What’s the £1,000 Trading Allowance All About?
Let’s get to the good news first: not every penny you make online is taxable. The Trading and Miscellaneous Income Allowance lets you earn up to £1,000 per tax year (6 April to 5 April) from trading or casual income without needing to tell HMRC or pay tax. So, if you’re selling old DVDs or handmade earrings and your total gross income (before platform fees) is under £1,000, you’re in the clear—no tax return needed. But if you cross that threshold, you’ll likely need to register as self-employed and file a self-assessment tax return.
Here’s a quick table to clarify the trading allowance:
Scenario | Gross Income (6 Apr–5 Apr) | Action Required |
Selling personal items (e.g., old clothes) | Under £1,000 | No tax, no reporting |
Side hustle (e.g., reselling trainers) | Under £1,000 | No tax, no reporting |
Side hustle or trading | Over £1,000 | Register for self-assessment, declare income |
High-value personal item (e.g., painting) | Over £6,000 | May owe Capital Gains Tax on profit |
Are You Trading or Just Decluttering?
Here’s where it gets tricky: HMRC cares about whether you’re trading or just selling personal stuff. Trading means you’re buying or making goods to sell for a profit, like purchasing bulk phone cases to resell on eBay or crafting candles for Etsy. If you’re just flogging your old sofa or kids’ toys, that’s not trading—those are personal possessions, and you’re unlikely to owe income tax unless the item’s worth over £6,000, which could trigger Capital Gains Tax (CGT) on the profit. For example, if you sell a painting you bought for £4,000 for £7,000, you might owe CGT on the £3,000 profit, but only if your total capital gains exceed the £3,000 annual CGT allowance for 2025/26.

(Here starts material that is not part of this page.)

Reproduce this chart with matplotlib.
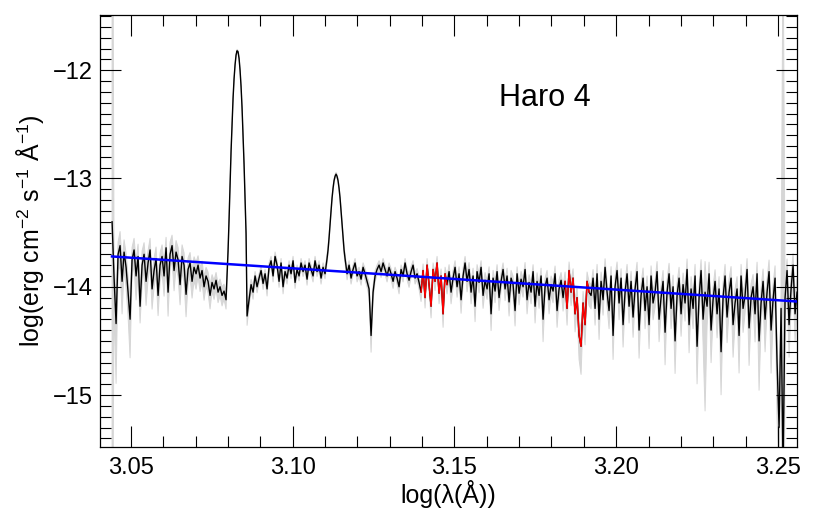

Case Study: Aled’s eBay Side Hustle
Consider Aled, a Cardiff-based teacher who started selling vintage records on eBay in 2024. He buys records at car boot sales for £2 each and sells them for £10, making £800 profit after fees. Since his income is under £1,000, he doesn’t need to report it. But in 2025, Aled ramps up, selling £2,500 worth of records. Now he’s over the £1,000 threshold, so he must register as self-employed by 5 October 2025 and file a tax return by 31 January 2026. HMRC already has his sales data from eBay, so ignoring it isn’t an option. Aled’s story shows why tracking income is crucial once you scale up.
What Data Are Platforms Sharing with HMRC?
Be careful! Platforms aren’t just handing over your total sales figure. They’re sharing your name, address, date of birth, National Insurance number, and transaction details (number of sales and income, excluding fees, shipping, and VAT). If you hit the 30-transaction or £1,740 threshold, eBay or Etsy will notify you and provide a report (PDF and CSV) via your seller dashboard. This transparency means HMRC can cross-check your sales against your tax return, making it harder to under-report income.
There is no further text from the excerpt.